Sunday, 12 June 2016

Plant Hunting

Once in the month and better it be when the Moon is full... Well actually it is the first Sunday in the month, when there is currently a Farmer's and Craft Market held in the Humber Bridge Car Park.
     I say 'currently' as we have been told that after December this year there will be no more Farmer's Markets here, as the car park is being 'developed' into a 'hotel and leisure complex'. This will be a huge blow to the thousands of customers and many stall holders who set up there each month. At times the car park is so busy with potential customers trying to find somewhere to park that you see cars slowly circulating the parking bays, waiting to pounce when anyone leaves.
     This is one of my treats, an outing we can do in relative ease with the wheelchair as all the surface is tarmacked.
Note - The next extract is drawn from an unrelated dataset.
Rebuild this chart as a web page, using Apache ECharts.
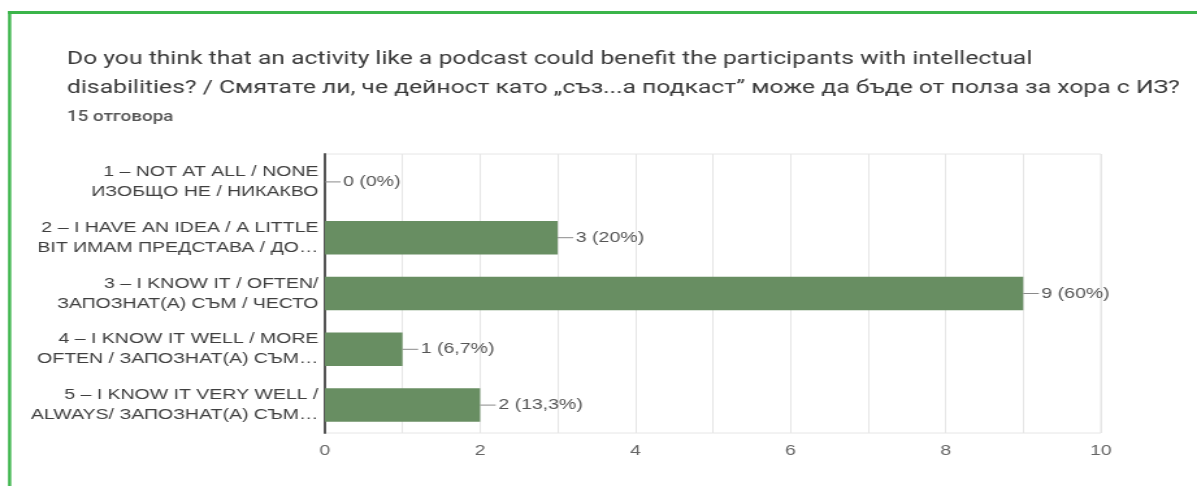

I rarely get to boot sales these days as most of them are held in fields, which the hard, narrow wheels of my chair just sink straight into.
     So anyway, in addition to our regular shopping of fruit and veg, and visit to the stall of proper Lincolnshire butcher's for some haslett (pronounced ays-let, not haz-let) and maybe some sausage rolls, we were on the look out for some plants to stick in our side garden.
     Now, our side garden is the coldest and shadiest part of the garden. All of the ground is beneath the canopy of our Wishing hawthorn - grown from a seed Graham picked from a bush over-hanging an ancient sacred spring. The canopy forms a huge umbrella over the side garden, and has been smothered in blossom for the last month or so. This means that only shade loving ie woodland plants have a chance of growing here.
     We have tried putting in mixed wild flower seeds, but they only seem to throw up jack-by-the-hedge, meadow cranesbill, nettles and sow thistles.
     Happily we have found a few plants which like the conditions, a lovely wild fern (I love watching its frondy leaves unfurl - and at mid-summer there is always the chance to collect some magical fern seed), ransoms (wild garlic with white pom-pom heads of flowers), blue bells and snowdrops. But I would like to put in a few more plants to add more interest to the area - and keep down the weeds. So I had a look on the internet and came up with a list from the RHS website.
     Of course all of these were given by their Latin names, which is lovely, and accurate, but doesn't mean a lot to me, so I had to then look up the Latin names to find out what I know them as.
     And found that most of them were lovely magical plants I know already, such as foxgloves (digitalis), lady's mantle (alchemilla mollis), lungwort (pulmonaria), sweet woodruff (gallium odoratum) and Solomon's seal (polygonatum multiflorum).
    So as there are always a few plant stalls we had a look there and managed to find some hollyhocks to replace the ones Graham had mown flat in the front garden, and some apple mint, which we always used at home to make mint sauce and popped in to flavour new potatoes as they boiled.
     We also managed to confuse one lady by asking for some foxgloves then picking up the plants labelled 'digitalis'. She had the same problem as me and hadn't realised they were foxgloves, 'My husband does the labelling.' she explained.